Forum Moderators: coopster

Message Too Old, No Replies

PHP to parse HTML?

         

httpwebwitch

8:57 pm on Dec 2, 2009 (gmt 0)

WebmasterWorld Senior Member 10+ Year Member



Say, I load a big HTML document in as a string.

I want a way to parse it, to get all the goodies inside.
I want to find the <title>, I want to loop through all the <p>'s and pay special attention to the <blockquote>s, I want to define a callback function to do something special with the <h1>s and <h2>s and so on.

The thing is, this document might not be valid XML... I actually don't know. I've been handed a huge pile of old documents - we're talking thousands of *.HTM files, and I need to get them into a CMS with as little pain as possible.

Can anyone point me in the right direction?

solutions that use only basic PHP5 stuff (ie no PEAR extensions) preferred; I don't want to have to bug my ISP to reinstall a new php config

eelixduppy

1:28 am on Dec 3, 2009 (gmt 0)



I cannot think of anything real simple that would work every time. If the HTML were valid XML this would be real simple. Would it be worth coding for it as if it were correct XML and then seeing how much gets ported over. I'm afraid if you cannot exactly figure out what you expect in the file (ie with valid XML) then you aren't going to be 100% sure that you get everything.

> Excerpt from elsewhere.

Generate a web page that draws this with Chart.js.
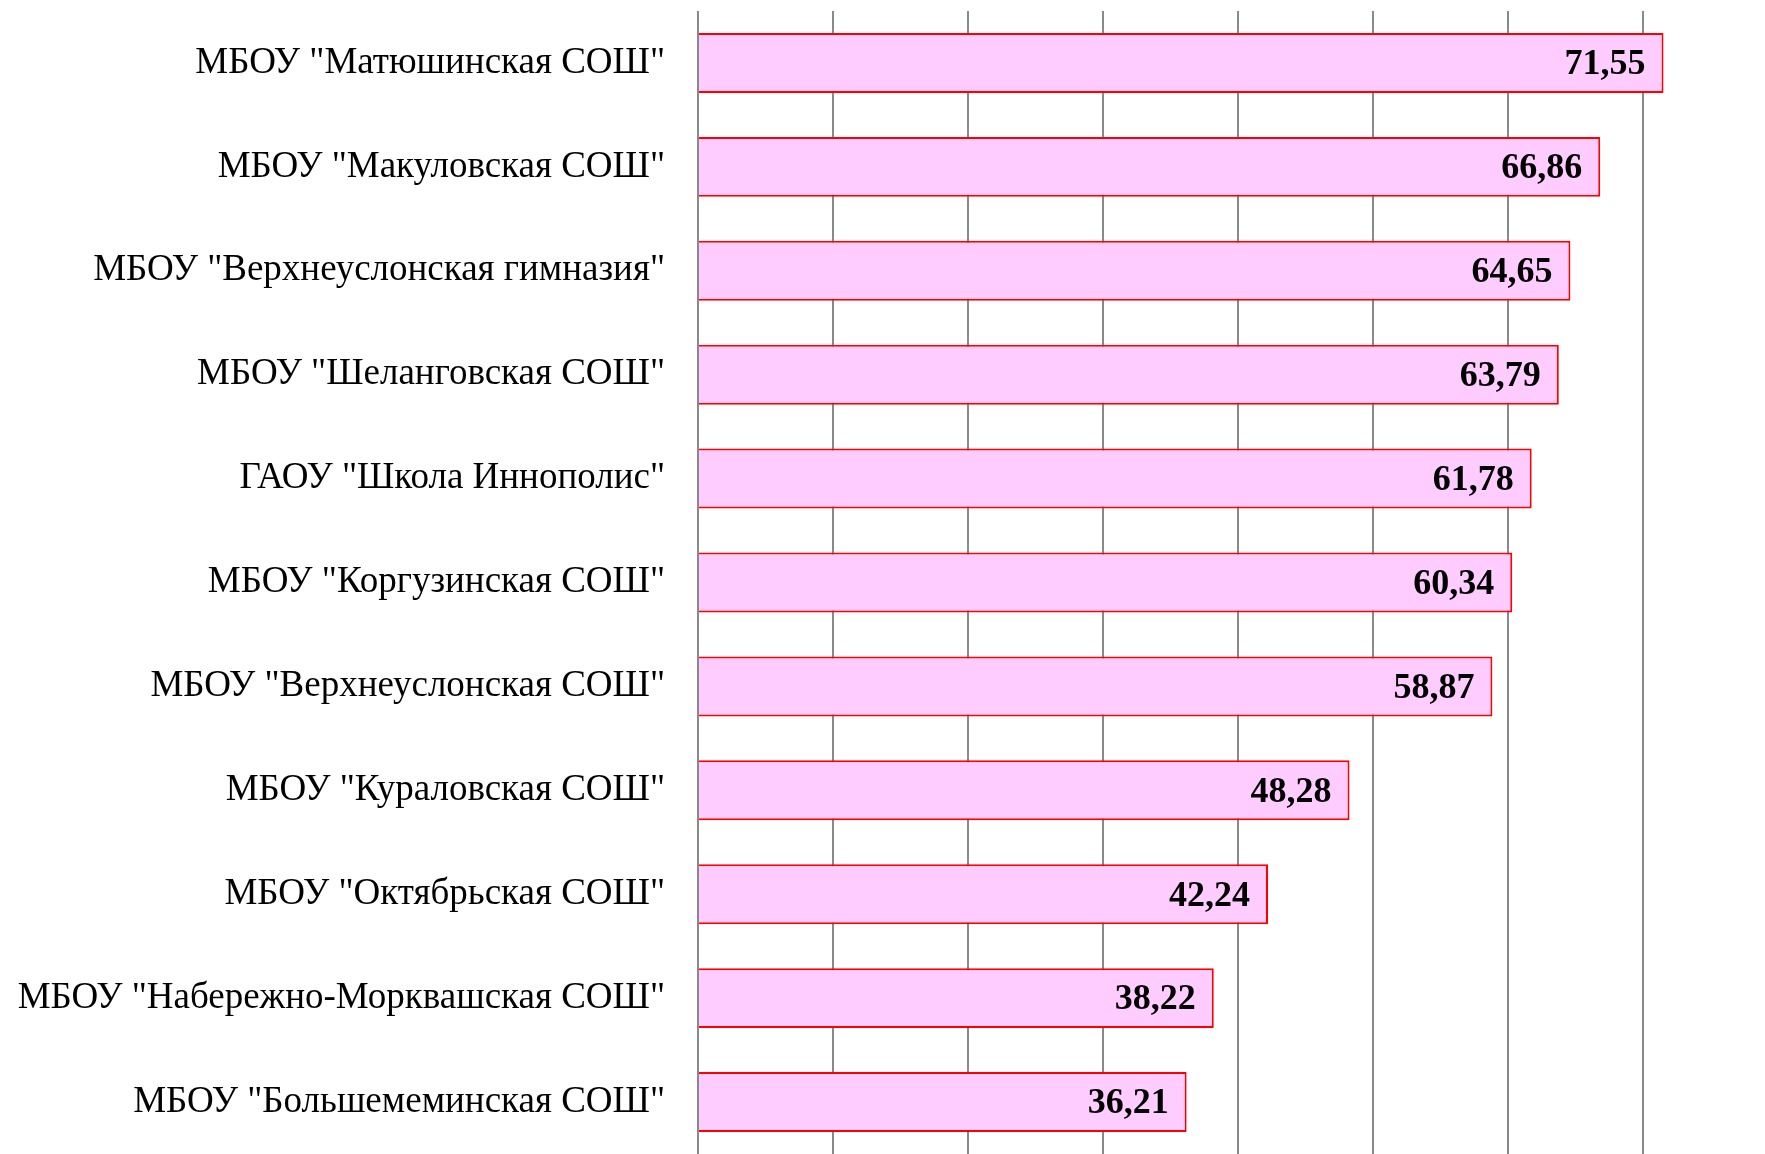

Anyone else have any ideas?

TheMadScientist

2:02 am on Dec 3, 2009 (gmt 0)

WebmasterWorld Senior Member 10+ Year Member Top Contributors Of The Month



I'd think about replacing all the <br> tags with a custom string [ br ] or ¦*br*¦ to get them out of the way, then using strip_tags() to remove everything that's not what you want to match, then matching the sections you want from the opening tag of the info you want to the next opening or closing tag, which is where the tag would be 'closed' even if it's not valid. Here's an idea of what I'm thinking:

So,
$NewHTMLstring=preg_replace('#<br[\s/]?>#','¦*br*¦',$HTMLstring);
$NewHTMLstring=strip_tags($NewHTMLstring,'<title><p><blockquote><html><body><h1><h2>')

preg_match('#<title>([^<]+)<[\w/]+>#i',$NewHTMLstring,$title);
preg_match_all('#<blockquote>([^<]+)<[\w/]+>#i',$NewHTMLstring,$blockquote);
preg_match_all('#<p>([^<]+)<[\w/]+>#i',$NewHTMLstring,$p);

And so on...

If you want to leave any links or other tags I would change those the same as the <br>s before the strip_tags(), then they can easily be converted back after any matches you need are made...

You could do the same thing with any other tags you would like to leave in place, but not 'close' an opening tag with. EG <b><strong><span> could easily be replaced with ¦*tag*¦ ¦*/tag*¦ and they would not be stripped by strip_tags or matched as 'the close of a tag' and could then be reversed easily later. You could probably use BBCode for the 'change and reverse' tags too.

I might actually convert to two different custom 'tag styles' to have a less likely chance of 'closing' a match too soon by replacing with the custom string I used above and switching known 'opening tags that close preceding tags' to BBCode style and change the expression to reflect the new style, because IMO you're more likely to run into a non-html < in the middle of a text string than a [, but it would depend to some extent on what you're working with.

I guess the short version is replace actual HTML with 'custom delimiters' to make matching easy and leave yourself a way to convert back to HTML easily.

* I hope all this rambling makes at least a bit of sense to someone. LOL.

eelixduppy

5:01 am on Dec 3, 2009 (gmt 0)



>> strip_tags

The problem with strip_tags however is that if a tag is not closed, for example, strip tags will remove more than it should. There are some other situations where it would remove more, too. The HTML still has to be formatted correctly for this to work, but not a bad idea.

vincevincevince

6:26 am on Dec 3, 2009 (gmt 0)

WebmasterWorld Senior Member 10+ Year Member



First:
[php.net...]
Second:
[php.net...]
Third:
Loop through the results and output what you need

TheMadScientist

6:26 am on Dec 3, 2009 (gmt 0)

WebmasterWorld Senior Member 10+ Year Member Top Contributors Of The Month



Interesting... I actually haven't had the need to use strip_tags, so that's good information to have.

httpwebwitch

5:33 pm on Dec 3, 2009 (gmt 0)

WebmasterWorld Senior Member 10+ Year Member



vvv, that looks very promising! I'll try it.

coopster

3:30 pm on Dec 5, 2009 (gmt 0)

WebmasterWorld Administrator 10+ Year Member



You may also consider using the tidy extension.